A: No, experiential knowledge is the element that makes research transdisciplinary, not different disciplines together, that is interdisciplinary.



Rules & regulations

Q: The rules of the program are strict. If you do not finish answering your question within 3 years,  would there be a plan when you finish the 6 months mobility, you get 1 year to make it completely transdisciplinary?

A: funding is 3 year. Host organization is responsible for the feasibility of the project. When the project is not feasible to finalize in 3 years, they should have a backup plan.  Each institute has a different solution. Students should asap discuss with supervisors when they notice that they will not manage to finalize their research in 3 years.

1)      Initial funding

2)      Additional funding

3)      Alternative: period between handing in manuscript and defending should be covered in a way.


EM program does not allow to continue the research after 3 year under different conditions. If a candidates continues with the research before handing in the manuscript, this should be according to exactly same conditions as before.
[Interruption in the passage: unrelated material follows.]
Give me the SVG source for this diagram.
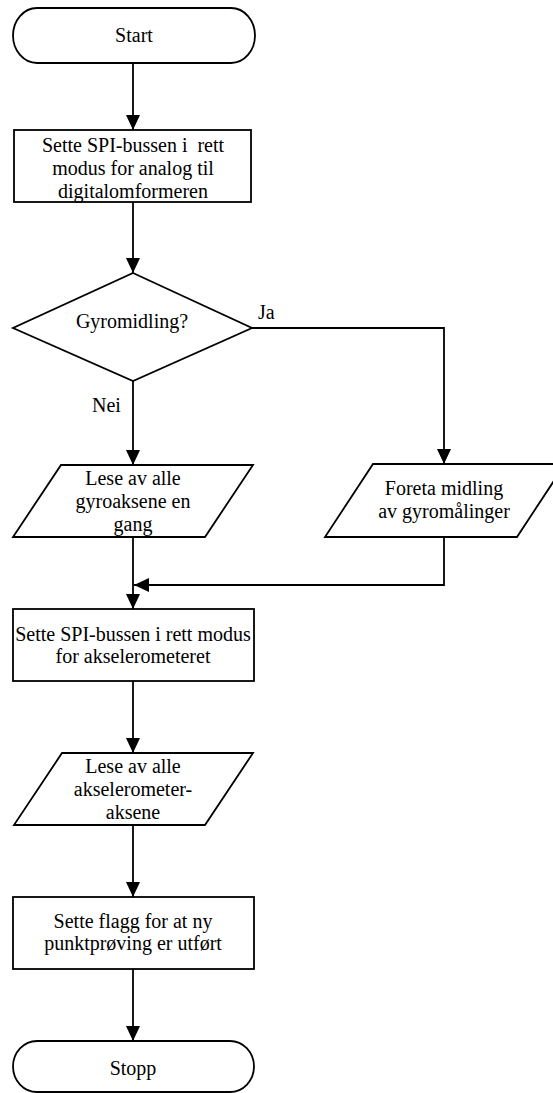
<svg xmlns="http://www.w3.org/2000/svg" width="553" height="1093" viewBox="0 0 553 1093">
<style>
.shape{fill:#fff;stroke:#000;stroke-width:1.8}
.conn{fill:none;stroke:#000;stroke-width:1.8}
.t{font-family:'Liberation Serif','Times New Roman','DejaVu Serif',serif;font-size:20px;fill:#000}
.c{text-anchor:middle}
</style>
<defs>
<marker id="arr" markerUnits="userSpaceOnUse" markerWidth="15" markerHeight="14" refX="15" refY="7" orient="auto">
<path d="M0,0 L15,7 L0,14 Z" fill="#000"/>
</marker>
</defs>
<rect width="553" height="1093" fill="#fff"/>
<g id="connectors">
<path class="conn" d="M133,63 V130" marker-end="url(#arr)"/>
<path class="conn" d="M133,202 V273" marker-end="url(#arr)"/>
<path class="conn" d="M133,381 V465" marker-end="url(#arr)"/>
<path class="conn" d="M252,328 H444 V464" marker-end="url(#arr)"/>
<path class="conn" d="M133,537 V609" marker-end="url(#arr)"/>
<path class="conn" d="M444,537 V585 H134" marker-end="url(#arr)"/>
<path class="conn" d="M133,681 V753" marker-end="url(#arr)"/>
<path class="conn" d="M133,825 V897" marker-end="url(#arr)"/>
<path class="conn" d="M133,969 V1041" marker-end="url(#arr)"/>
<text class="t" font-family="'Liberation Serif', serif" x="258" y="319">Ja</text>
<text class="t" font-family="'Liberation Serif', serif" x="92" y="412">Nei</text>
</g>
<g id="start" font-family="'Liberation Serif', serif">
<rect class="shape" x="13" y="8" width="242" height="55" rx="24" ry="27.5"/>
<text class="t c" x="134" y="42">Start</text>
</g>
<g id="box1" font-family="'Liberation Serif', serif">
<rect class="shape" x="14" y="130" width="237" height="72"/>
<text class="t c" x="133" y="152" xml:space="preserve">Sette SPI-bussen i  rett</text>
<text class="t c" x="133" y="175">modus for analog til</text>
<text class="t c" x="133" y="198">digitalomformeren</text>
</g>
<g id="decision" font-family="'Liberation Serif', serif">
<polygon class="shape" points="133,273 252,328 133,381 13,328"/>
<text class="t c" x="132" y="328">Gyromidling?</text>
</g>
<g id="gyro-read" font-family="'Liberation Serif', serif">
<polygon class="shape" points="61,465 253,465 205,537 13,537"/>
<text class="t c" x="133" y="485">Lese av alle</text>
<text class="t c" x="133" y="508">gyroaksene en</text>
<text class="t c" x="133" y="531">gang</text>
</g>
<g id="gyro-avg" font-family="'Liberation Serif', serif">
<polygon class="shape" points="373,464 565,464 517,537 325,537"/>
<text class="t c" x="444" y="495">Foreta midling</text>
<text class="t c" x="444" y="518">av gyromålinger</text>
</g>
<g id="box2" font-family="'Liberation Serif', serif">
<rect class="shape" x="13" y="609" width="241" height="72"/>
<text class="t c" x="133" y="641">Sette SPI-bussen i rett modus</text>
<text class="t c" x="133" y="663">for akselerometeret</text>
</g>
<g id="accel-read" font-family="'Liberation Serif', serif">
<polygon class="shape" points="62,753 253,753 205,825 14,825"/>
<text class="t c" x="133" y="773">Lese av alle</text>
<text class="t c" x="133" y="796">akselerometer-</text>
<text class="t c" x="133" y="819">aksene</text>
</g>
<g id="box3" font-family="'Liberation Serif', serif">
<rect class="shape" x="13" y="897" width="241" height="72"/>
<text class="t c" x="133" y="928">Sette flagg for at ny</text>
<text class="t c" x="133" y="950">punktprøving er utført</text>
</g>
<g id="stop" font-family="'Liberation Serif', serif">
<rect class="shape" x="13" y="1041" width="241" height="51" rx="24" ry="25.5"/>
<text class="t c" x="133" y="1075">Stopp</text>
</g>
</svg>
Q: Regarding the mobility, what is the minimum amount of time to spend at a partner institute?

A: This is 6 months, but it is possible to do part of the fieldwork when you are stationed at another university.  You can also do course work than.


Q: If I write my papers  at my host institute what about my co-promotor at the partner institute?

A: Your copromotor must be approve/accept with the papers you are planning to write. He/she has not to be part of all your papers,  but should agree with these.


Q: From the 5 articles I need to write, how many should I be first  author?

A: depends on the institute.  For example, VU University requires 4 out of 5 to be first author– check with both supervisors. Take the most strict one as leading.



Double degree & defense

Q: Do you need to defend at two universities in case of a dual (not joint) degree?

A: A joint degree requires agreement between the 2 universities that give the degree. In that case you receive one diploma. You need formal agreement between the universities to allow that to happen.


Q: If I receive a double degree, when ITM is my host or partner institute, where do I need to defend?

A: You probably need to defend two times,  not at ITM but at your degree giving and partner institutes (which can never be ITM).

For Barcelona to be degree giving, at least one tutor from Barcelona needs to be assigned and a course or something similar should be followed. Here there is no compulsory mobility. All students need to register for PhD in Barcelona. Only when ISGlobal is the host institute, candidates will have to pay, in other cases candidates will have a waiver. Anyone has to register for at least 2 years.

For Bordeaux to be degree giving, an additional mobility of 9 months is needed.


Q: Is there someone from TGH at defense someone to judge the transdisciplinary aspect of the research?

A: No. The research design needs to go the SB for approval, but the SB cannot prevent a PhD from happening.